BEGIN

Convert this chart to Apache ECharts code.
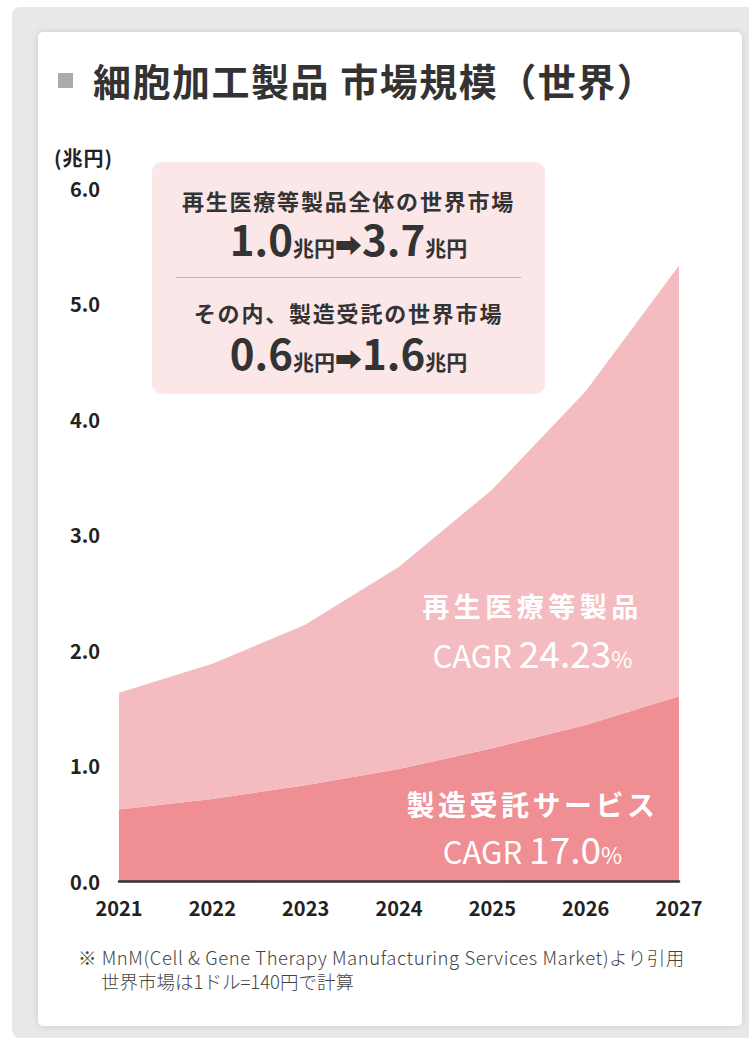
<!DOCTYPE html>
<html>
<head>
<meta charset="utf-8">
<script src="https://cdn.jsdelivr.net/npm/echarts@6/dist/echarts.min.js"></script>
<style>
  html, body { margin: 0; padding: 0; width: 749px; height: 1039px; overflow: hidden; background: #fff;
    font-family: "Noto Sans CJK JP", "Noto Sans", sans-serif; color: #333; }
  #panel { position: absolute; left: 12px; top: 7px; width: 760px; height: 1031px; background: #e8e8e8; border-radius: 8px; }
  #card { position: absolute; left: 38px; top: 32px; width: 704px; height: 994px; background: #fff; border-radius: 5px;
    box-shadow: 0 0 6px rgba(0,0,0,0.13); }
  #chart { position: absolute; left: 0; top: 0; width: 749px; height: 1039px; }
  .abs { position: absolute; white-space: nowrap; }
  #mark { position: absolute; left: 58px; top: 73px; width: 15px; height: 15px; background: #aaaaaa; }
  #title { left: 93px; top: 57px; font-size: 38px; line-height: 46px; font-weight: bold; letter-spacing: 1.5px; color: #333; }
  #unit { left: 54px; top: 146px; font-size: 20px; line-height: 24px; font-weight: bold; letter-spacing: 1px; color: #222; }
  #box { position: absolute; left: 152px; top: 162px; width: 393px; height: 232px; background: #fbe7e8; border-radius: 10px; }
  .bline { position: absolute; left: 152px; width: 393px; text-align: center; white-space: nowrap; color: #333; font-weight: bold; }
  .sub { font-size: 22px; line-height: 26px; letter-spacing: 1.8px; }
  .big { font-size: 42px; line-height: 42px; }
  .big .u { font-size: 21px; }
  .big .ar { font-size: 27px; }
  #divider { position: absolute; left: 176px; top: 277px; width: 345px; height: 1px; background: #b5b5b5; }
  .lab { position: absolute; text-align: center; white-space: nowrap; color: #fff; }
  .lab .n { font-size: 37px; }
  .lab .c { font-size: 31px; }
  .lab .p { font-size: 23px; }
  .note { font-size: 18.5px; line-height: 22px; color: #444; font-weight: 300; }
</style>
</head>
<body>
<div id="panel"></div>
<div id="card"></div>
<div id="chart"></div>

<div id="mark"></div>
<div id="title" class="abs">細胞加工製品 市場規模（世界）</div>
<div id="unit" class="abs">(兆円)</div>

<div id="box"></div>
<div class="bline sub" style="top:187px;">再生医療等製品全体の世界市場</div>
<div class="bline big" id="line-total" style="top:217px;"></div>
<div id="divider"></div>
<div class="bline sub" style="top:299px;">その内、製造受託の世界市場</div>
<div class="bline big" id="line-contract" style="top:331px;"></div>

<div class="lab" id="lab-regen" style="left:400px; width:265px; top:590px; font-size:27px; line-height:32px; letter-spacing:4.5px; font-weight:bold;">再生医療等製品</div>
<div class="lab" id="cagr-regen" style="left:395px; width:275px; top:632px; line-height:40px;"></div>
<div class="lab" id="lab-contract" style="left:395px; width:275px; top:788px; font-size:28px; line-height:32px; letter-spacing:3.5px; font-weight:bold;">製造受託サービス</div>
<div class="lab" id="cagr-contract" style="left:400px; width:265px; top:828px; line-height:40px;"></div>

<div class="abs note" style="left:78px; top:946px; letter-spacing:0.55px;">※ MnM(Cell &amp; Gene Therapy Manufacturing Services Market)より引用</div>
<div class="abs note" style="left:101px; top:970px;">世界市場は1ドル=140円で計算</div>

<script>
// Market size, trillion yen, by year
const years = ['2021', '2022', '2023', '2024', '2025', '2026', '2027'];
// Contract manufacturing services (bottom layer)
const contractValues = [0.62, 0.71, 0.83, 0.97, 1.15, 1.35, 1.60];
// Regenerative medicine products (stacked on top)
const regenValues = [1.01, 1.17, 1.39, 1.75, 2.24, 2.89, 3.73];
// Growth rates shown in the plot
const regenCagr = '24.23';
const contractCagr = '17.0';
// Y axis ticks
const yMin = 0, yMax = 6, yStep = 1;

// Summary box figures, first and last year
function fmt(v) { return v.toFixed(1); }
function rangeHtml(arr) {
  return '<span>' + fmt(arr[0]) + '</span><span class="u">兆円</span><span class="ar">➡</span>' +
         '<span>' + fmt(arr[arr.length - 1]) + '</span><span class="u">兆円</span>';
}
document.getElementById('line-total').innerHTML = rangeHtml(regenValues);
document.getElementById('line-contract').innerHTML = rangeHtml(contractValues);
function cagrHtml(v) {
  return '<span class="c">CAGR </span><span class="n">' + v + '</span><span class="p">%</span>';
}
document.getElementById('cagr-regen').innerHTML = cagrHtml(regenCagr);
document.getElementById('cagr-contract').innerHTML = cagrHtml(contractCagr);

const chart = echarts.init(document.getElementById('chart'), null, { renderer: 'svg' });
chart.setOption({
  backgroundColor: 'transparent',
  animation: false,
  grid: { left: 119, right: 70, top: 188, bottom: 158 },
  xAxis: {
    type: 'category',
    data: years,
    boundaryGap: false,
    z: 5,
    axisLine: { lineStyle: { color: '#333', width: 2.5 } },
    axisTick: { show: false },
    axisLabel: { fontSize: 20, fontWeight: 'bold', color: '#222', margin: 16,
      fontFamily: '"Noto Sans CJK JP", "Noto Sans", sans-serif' }
  },
  yAxis: {
    type: 'value',
    min: yMin, max: yMax, interval: yStep,
    axisLine: { show: false },
    axisTick: { show: false },
    splitLine: { show: false },
    axisLabel: { fontSize: 20, fontWeight: 'bold', color: '#222', margin: 19,
      formatter: v => v.toFixed(1),
      fontFamily: '"Noto Sans CJK JP", "Noto Sans", sans-serif' }
  },
  series: [
    {
      name: '製造受託サービス', type: 'line', stack: 'market', data: contractValues,
      symbol: 'none', lineStyle: { width: 0 },
      areaStyle: { color: '#ef8e93', opacity: 1 }
    },
    {
      name: '再生医療等製品', type: 'line', stack: 'market', data: regenValues,
      symbol: 'none', lineStyle: { width: 0 },
      areaStyle: { color: '#f4bbc0', opacity: 1 }
    }
  ]
});
</script>
</body>
</html>
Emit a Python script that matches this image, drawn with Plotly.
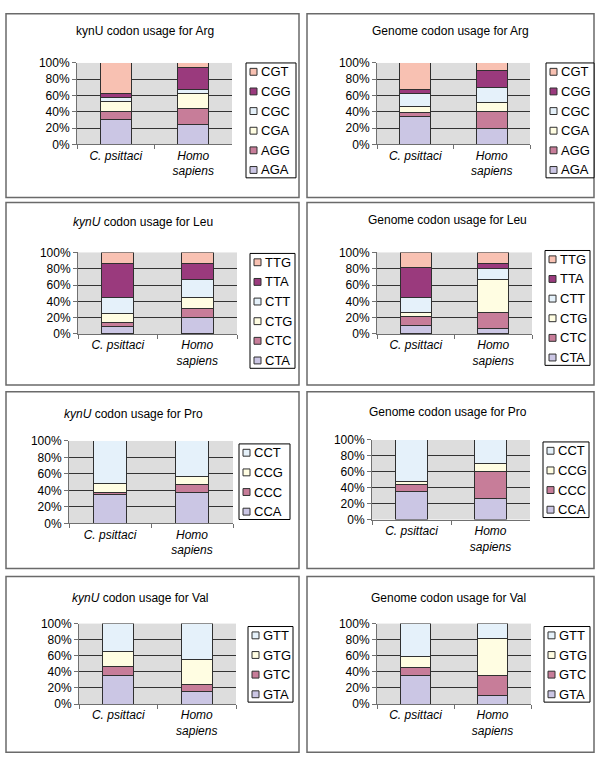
import plotly.graph_objects as go

W, H = 600, 770

SPECIES_LABELS = ["<i>C. psittaci</i>", "<i>Homo</i><br><i>sapiens</i>"]

ARG_CODONS = ["AGA", "AGG", "CGA", "CGC", "CGG", "CGT"]
ARG_KYNU_CPS = [31, 10, 12, 5, 5, 37]
ARG_KYNU_HS = [25, 19, 18, 6, 26, 6]
ARG_GENOME_CPS = [34, 5, 7, 17, 4, 33]
ARG_GENOME_HS = [20, 20, 11, 19, 21, 9]

LEU_CODONS = ["CTA", "CTC", "CTG", "CTT", "TTA", "TTG"]
LEU_KYNU_CPS = [9, 5, 11, 20, 41, 14]
LEU_KYNU_HS = [20, 11, 14, 22, 19, 14]
LEU_GENOME_CPS = [10, 11, 5, 19, 37, 18]
LEU_GENOME_HS = [7, 19, 41, 13, 7, 13]

PRO_CODONS = ["CCA", "CCC", "CCG", "CCT"]
PRO_KYNU_CPS = [35, 3, 11, 51]
PRO_KYNU_HS = [38, 9, 10, 43]
PRO_GENOME_CPS = [35, 9, 4, 52]
PRO_GENOME_HS = [27, 33, 11, 29]

VAL_CODONS = ["GTA", "GTC", "GTG", "GTT"]
VAL_KYNU_CPS = [35, 12, 18, 35]
VAL_KYNU_HS = [16, 8, 32, 44]
VAL_GENOME_CPS = [35, 10, 14, 41]
VAL_GENOME_HS = [11, 24, 47, 18]

COLORS6 = ["#CBC6E4", "#C77D99", "#FFFDE2", "#E5F1FA", "#9A3A7D", "#F8C1B2"]
COLORS4 = ["#CBC6E4", "#C77D99", "#FFFDE2", "#E5F1FA"]

FONT = "Liberation Sans, Arial, sans-serif"

# panel layout in pixels: plot area (x0,x1,y0,y1), legend top-left (x,y,w), title centre (x,y)
panels = [
    dict(title="kynU codon usage for Arg", codons=ARG_CODONS, cps=ARG_KYNU_CPS, hs=ARG_KYNU_HS, colors=COLORS6,
         plot=(77, 232, 57, 140), leg=(246, 57, 50), tpos=(145, 24)),
    dict(title="Genome codon usage for Arg", codons=ARG_CODONS, cps=ARG_GENOME_CPS, hs=ARG_GENOME_HS, colors=COLORS6,
         plot=(377, 530, 57, 140), leg=(546, 57, 48), tpos=(450, 24)),
    dict(title="<i>kynU</i> codon usage for Leu", codons=LEU_CODONS, cps=LEU_KYNU_CPS, hs=LEU_KYNU_HS, colors=COLORS6,
         plot=(78, 237, 250, 333), leg=(250, 251, 45), tpos=(143, 219)),
    dict(title="Genome codon usage for Leu", codons=LEU_CODONS, cps=LEU_GENOME_CPS, hs=LEU_GENOME_HS, colors=COLORS6,
         plot=(377, 532, 250, 333), leg=(545, 248, 45), tpos=(447, 217)),
    dict(title="<i>kynU</i> codon usage for Pro", codons=PRO_CODONS, cps=PRO_KYNU_CPS, hs=PRO_KYNU_HS, colors=COLORS4,
         plot=(69, 233, 442, 526), leg=(239, 445, 51), tpos=(133, 415)),
    dict(title="Genome codon usage for Pro", codons=PRO_CODONS, cps=PRO_GENOME_CPS, hs=PRO_GENOME_HS, colors=COLORS4,
         plot=(372, 530, 441, 522), leg=(543, 443, 46), tpos=(448, 413)),
    dict(title="<i>kynU</i> codon usage for Val", codons=VAL_CODONS, cps=VAL_KYNU_CPS, hs=VAL_KYNU_HS, colors=COLORS4,
         plot=(79, 236, 628, 710), leg=(248, 631, 45), tpos=(140, 602)),
    dict(title="Genome codon usage for Val", codons=VAL_CODONS, cps=VAL_GENOME_CPS, hs=VAL_GENOME_HS, colors=COLORS4,
         plot=(377, 531, 628, 710), leg=(544, 631, 46), tpos=(448, 602)),
]

boxes_rows = [(7, 194), (199, 385), (392, 572), (580, 759)]
boxes_cols = [(6, 299), (307, 594)]


def px(x):
    return x / W


def py(y):
    return 1 - y / H


fig = go.Figure()
annotations = []
shapes = []
layout = dict(
    width=W, height=H, margin=dict(l=0, r=0, t=0, b=0),
    paper_bgcolor="white", plot_bgcolor="#DDDDDD",
    barmode="stack", showlegend=False,
    font=dict(family=FONT, size=12, color="black"),
)

for (r0, r1) in boxes_rows:
    for (c0, c1) in boxes_cols:
        shapes.append(dict(
            type="rect", xref="paper", yref="paper",
            x0=px(c0), x1=px(c1), y0=py(r1), y1=py(r0),
            line=dict(color="#6A6A6A", width=1.5), layer="below",
        ))

for i, p in enumerate(panels):
    n = i + 1
    xa = "x" if n == 1 else f"x{n}"
    ya = "y" if n == 1 else f"y{n}"
    for j, codon in enumerate(p["codons"]):
        fig.add_trace(go.Bar(
            x=SPECIES_LABELS, y=[p["cps"][j], p["hs"][j]], name=codon,
            xaxis=xa, yaxis=ya,
            marker=dict(color=p["colors"][j], line=dict(color="#303030", width=1)),
            width=0.4,
        ))
    x0, x1, y0, y1 = p["plot"]
    layout["xaxis" if n == 1 else f"xaxis{n}"] = dict(
        domain=[px(x0), px(x1)], anchor=ya, showgrid=False, showline=True,
        linecolor="#707070", linewidth=1, ticks="outside", tickson="boundaries",
        ticklen=4, tickcolor="#707070", tickfont=dict(size=12, family=FONT),
        fixedrange=True,
    )
    layout["yaxis" if n == 1 else f"yaxis{n}"] = dict(
        domain=[py(y1), py(y0)], anchor=xa, range=[0, 100], dtick=20,
        ticksuffix="%", showgrid=True, gridcolor="#333333", gridwidth=1,
        zeroline=False, showline=True, linecolor="#707070", linewidth=1,
        ticks="outside", ticklen=4, tickcolor="#707070",
        tickfont=dict(size=12, family=FONT), fixedrange=True,
    )
    # legend (drawn from the codon list, top entry = last codon)
    lx, ly, lw = p["leg"]
    k = len(p["codons"])
    lh = 20 * k - 3
    shapes.append(dict(type="rect", xref="paper", yref="paper",
                       x0=px(lx), x1=px(lx + lw), y0=py(ly + lh), y1=py(ly),
                       line=dict(color="black", width=1), fillcolor="white"))
    for r, j in enumerate(reversed(range(k))):
        cy = ly + 9 + 20 * r
        shapes.append(dict(type="rect", xref="paper", yref="paper",
                           x0=px(lx + 4), x1=px(lx + 11), y0=py(cy + 3.5), y1=py(cy - 3.5),
                           line=dict(color="#303030", width=1), fillcolor=p["colors"][j]))
        annotations.append(dict(text=p["codons"][j], x=px(lx + 13), y=py(cy), xref="paper", yref="paper",
                                xanchor="left", yanchor="middle", showarrow=False,
                                font=dict(size=13, family=FONT)))
    tx, ty = p["tpos"]
    annotations.append(dict(
        text=p["title"], x=px(tx), y=py(ty), xref="paper", yref="paper",
        xanchor="center", yanchor="middle", showarrow=False,
        font=dict(size=12, family=FONT),
    ))

layout["annotations"] = annotations
layout["shapes"] = shapes
fig.update_layout(**layout)
fig.write_html("out.html", config=dict(displayModeBar=False, staticPlot=True),
               post_script="document.body.style.margin='0px';document.body.style.overflow='hidden';")
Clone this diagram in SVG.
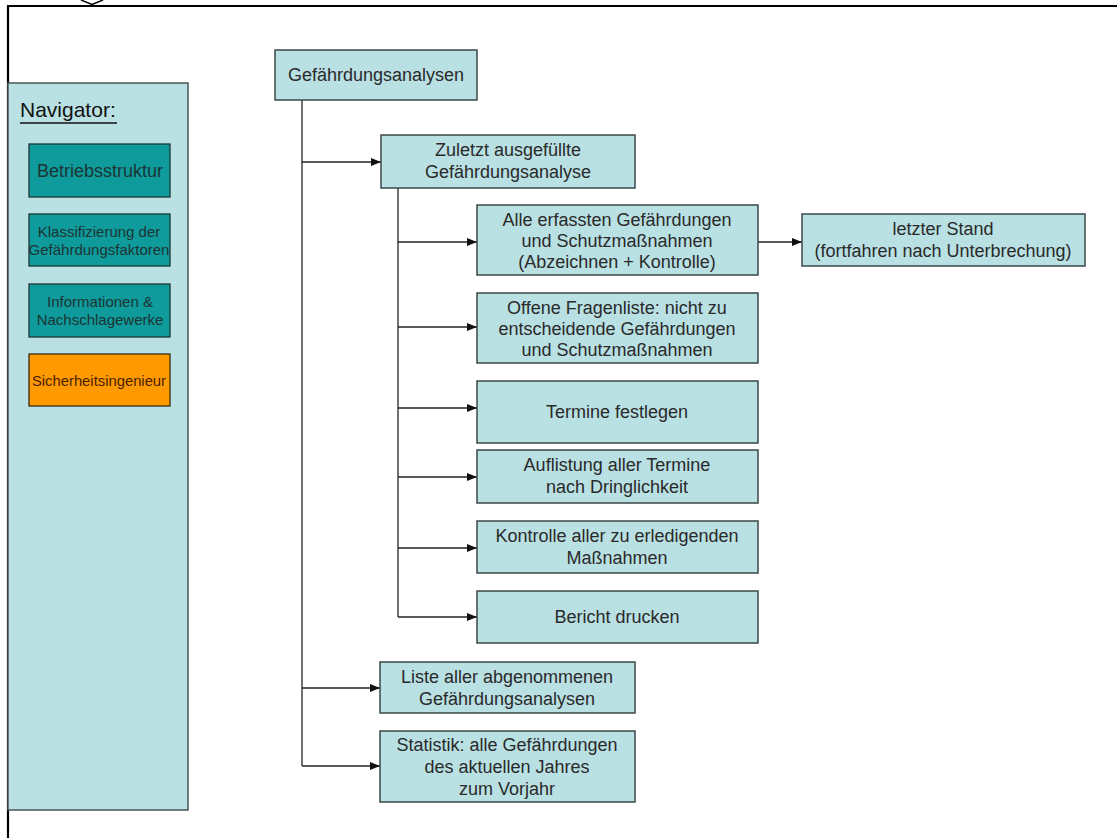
<svg xmlns="http://www.w3.org/2000/svg" width="1117" height="838" viewBox="0 0 1117 838">
  <style>
    .box { fill: #b9e0e3; stroke: #3c4848; stroke-width: 1.5; }
    .nav { fill: #b9e0e3; stroke: #4a5656; stroke-width: 1.5; }
    .btn { fill: #0f9b9b; stroke: #1f3535; stroke-width: 1.3; }
    .btn-alt { fill: #ff9900; stroke: #3a2a10; stroke-width: 1.3; }
    .t { font-family: "Liberation Sans", Arial, sans-serif; font-size: 18px; fill: #2a2a2a; text-anchor: middle; }
    .bt { font-family: "Liberation Sans", Arial, sans-serif; fill: #1c3434; text-anchor: middle; }
    .conn { fill: none; stroke: #222; stroke-width: 1.3; }
    .frame { fill: none; stroke: #000; stroke-width: 2.2; }
  </style>
  <defs>
    <marker id="arrow" viewBox="0 0 10 8" refX="10" refY="4" markerWidth="10" markerHeight="8" markerUnits="userSpaceOnUse" orient="auto">
      <path d="M0,0 L10,4 L0,8 z" fill="#111"/>
    </marker>
  </defs>

  <rect width="1117" height="838" fill="#fff"/>

  <!-- page frame -->
  <g id="frame">
    <path class="frame" d="M8,838 V6 H1117"/>
    <path d="M81,0 L92,4.5 L103,0" fill="none" stroke="#000" stroke-width="1.5"/>
  </g>

  <!-- navigator panel -->
  <g id="navigator">
    <rect class="nav" x="8" y="83" width="180" height="727"/>
    <text x="20" y="117" font-family="'Liberation Sans', Arial, sans-serif" font-size="21" fill="#111">Navigator:</text>
    <line x1="20" y1="123" x2="117" y2="123" stroke="#111" stroke-width="1.3"/>
  </g>
  <g id="nav-betriebsstruktur">
    <rect class="btn" x="29" y="144" width="141" height="53"/>
    <text class="bt" x="100" y="177" font-size="18">Betriebsstruktur</text>
  </g>
  <g id="nav-klassifizierung">
    <rect class="btn" x="29" y="214" width="141" height="52"/>
    <text class="bt" x="99" y="237" font-size="15">Klassifizierung der</text>
    <text class="bt" x="99" y="255" font-size="15">Gefährdungsfaktoren</text>
  </g>
  <g id="nav-informationen">
    <rect class="btn" x="29" y="284" width="141" height="53"/>
    <text class="bt" x="100" y="307" font-size="15">Informationen &amp;</text>
    <text class="bt" x="100" y="325" font-size="15">Nachschlagewerke</text>
  </g>
  <g id="nav-sicherheitsingenieur">
    <rect class="btn-alt" x="29" y="354" width="141" height="52"/>
    <text class="bt" x="99" y="386" font-size="14.8" style="fill:#4a2200">Sicherheitsingenieur</text>
  </g>

  <!-- connectors -->
  <g id="connectors">
    <path class="conn" d="M302,100 V766"/>
    <path class="conn" d="M302,162 H381" marker-end="url(#arrow)"/>
    <path class="conn" d="M302,688 H380" marker-end="url(#arrow)"/>
    <path class="conn" d="M302,766 H380" marker-end="url(#arrow)"/>
    <path class="conn" d="M398,188 V617"/>
    <path class="conn" d="M398,242 H477" marker-end="url(#arrow)"/>
    <path class="conn" d="M398,327 H477" marker-end="url(#arrow)"/>
    <path class="conn" d="M398,408 H477" marker-end="url(#arrow)"/>
    <path class="conn" d="M398,477 H477" marker-end="url(#arrow)"/>
    <path class="conn" d="M398,548 H477" marker-end="url(#arrow)"/>
    <path class="conn" d="M398,617 H477" marker-end="url(#arrow)"/>
    <path class="conn" d="M758,242 H802" marker-end="url(#arrow)"/>
  </g>

  <!-- nodes -->
  <g id="gefaehrdungsanalysen">
    <rect class="box" x="275" y="50" width="202" height="50"/>
    <text class="t" x="376" y="81">Gefährdungsanalysen</text>
  </g>
  <g id="zuletzt">
    <rect class="box" x="381" y="135" width="254" height="53"/>
    <text class="t" x="508" y="156">Zuletzt ausgefüllte</text>
    <text class="t" x="508" y="178">Gefährdungsanalyse</text>
  </g>
  <g id="alle-erfassten">
    <rect class="box" x="477" y="205" width="281" height="70"/>
    <text class="t" x="617" y="226">Alle erfassten Gefährdungen</text>
    <text class="t" x="617" y="247">und Schutzmaßnahmen</text>
    <text class="t" x="617" y="268">(Abzeichnen + Kontrolle)</text>
  </g>
  <g id="letzter-stand">
    <rect class="box" x="802" y="214" width="283" height="52"/>
    <text class="t" x="943" y="235">letzter Stand</text>
    <text class="t" x="943" y="257">(fortfahren nach Unterbrechung)</text>
  </g>
  <g id="offene-fragenliste">
    <rect class="box" x="477" y="293" width="281" height="70"/>
    <text class="t" x="617" y="314">Offene Fragenliste: nicht zu</text>
    <text class="t" x="617" y="335">entscheidende Gefährdungen</text>
    <text class="t" x="617" y="356">und Schutzmaßnahmen</text>
  </g>
  <g id="termine-festlegen">
    <rect class="box" x="477" y="381" width="281" height="62"/>
    <text class="t" x="617" y="418">Termine festlegen</text>
  </g>
  <g id="auflistung">
    <rect class="box" x="477" y="450" width="281" height="53"/>
    <text class="t" x="617" y="471">Auflistung aller Termine</text>
    <text class="t" x="617" y="493">nach Dringlichkeit</text>
  </g>
  <g id="kontrolle">
    <rect class="box" x="477" y="521" width="281" height="52"/>
    <text class="t" x="617" y="542">Kontrolle aller zu erledigenden</text>
    <text class="t" x="617" y="564">Maßnahmen</text>
  </g>
  <g id="bericht-drucken">
    <rect class="box" x="477" y="591" width="281" height="52"/>
    <text class="t" x="617" y="623">Bericht drucken</text>
  </g>
  <g id="liste-abgenommen">
    <rect class="box" x="380" y="662" width="255" height="51"/>
    <text class="t" x="507" y="683">Liste aller abgenommenen</text>
    <text class="t" x="507" y="705">Gefährdungsanalysen</text>
  </g>
  <g id="statistik">
    <rect class="box" x="380" y="731" width="255" height="71"/>
    <text class="t" x="507" y="751">Statistik: alle Gefährdungen</text>
    <text class="t" x="507" y="773">des aktuellen Jahres</text>
    <text class="t" x="507" y="795">zum Vorjahr</text>
  </g>
</svg>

END

Copy nothing but the lines above from the one with "Emit a Python" to the one with "VAL_GENOME_HS = [11, 24, 47, 18]", inclusive, word for word. Leave every picture out.

*EXERCISE ANSWER*:
Emit a Python script that matches this image, drawn with Plotly.
import plotly.graph_objects as go

W, H = 600, 770

SPECIES_LABELS = ["<i>C. psittaci</i>", "<i>Homo</i><br><i>sapiens</i>"]

ARG_CODONS = ["AGA", "AGG", "CGA", "CGC", "CGG", "CGT"]
ARG_KYNU_CPS = [31, 10, 12, 5, 5, 37]
ARG_KYNU_HS = [25, 19, 18, 6, 26, 6]
ARG_GENOME_CPS = [34, 5, 7, 17, 4, 33]
ARG_GENOME_HS = [20, 20, 11, 19, 21, 9]

LEU_CODONS = ["CTA", "CTC", "CTG", "CTT", "TTA", "TTG"]
LEU_KYNU_CPS = [9, 5, 11, 20, 41, 14]
LEU_KYNU_HS = [20, 11, 14, 22, 19, 14]
LEU_GENOME_CPS = [10, 11, 5, 19, 37, 18]
LEU_GENOME_HS = [7, 19, 41, 13, 7, 13]

PRO_CODONS = ["CCA", "CCC", "CCG", "CCT"]
PRO_KYNU_CPS = [35, 3, 11, 51]
PRO_KYNU_HS = [38, 9, 10, 43]
PRO_GENOME_CPS = [35, 9, 4, 52]
PRO_GENOME_HS = [27, 33, 11, 29]

VAL_CODONS = ["GTA", "GTC", "GTG", "GTT"]
VAL_KYNU_CPS = [35, 12, 18, 35]
VAL_KYNU_HS = [16, 8, 32, 44]
VAL_GENOME_CPS = [35, 10, 14, 41]
VAL_GENOME_HS = [11, 24, 47, 18]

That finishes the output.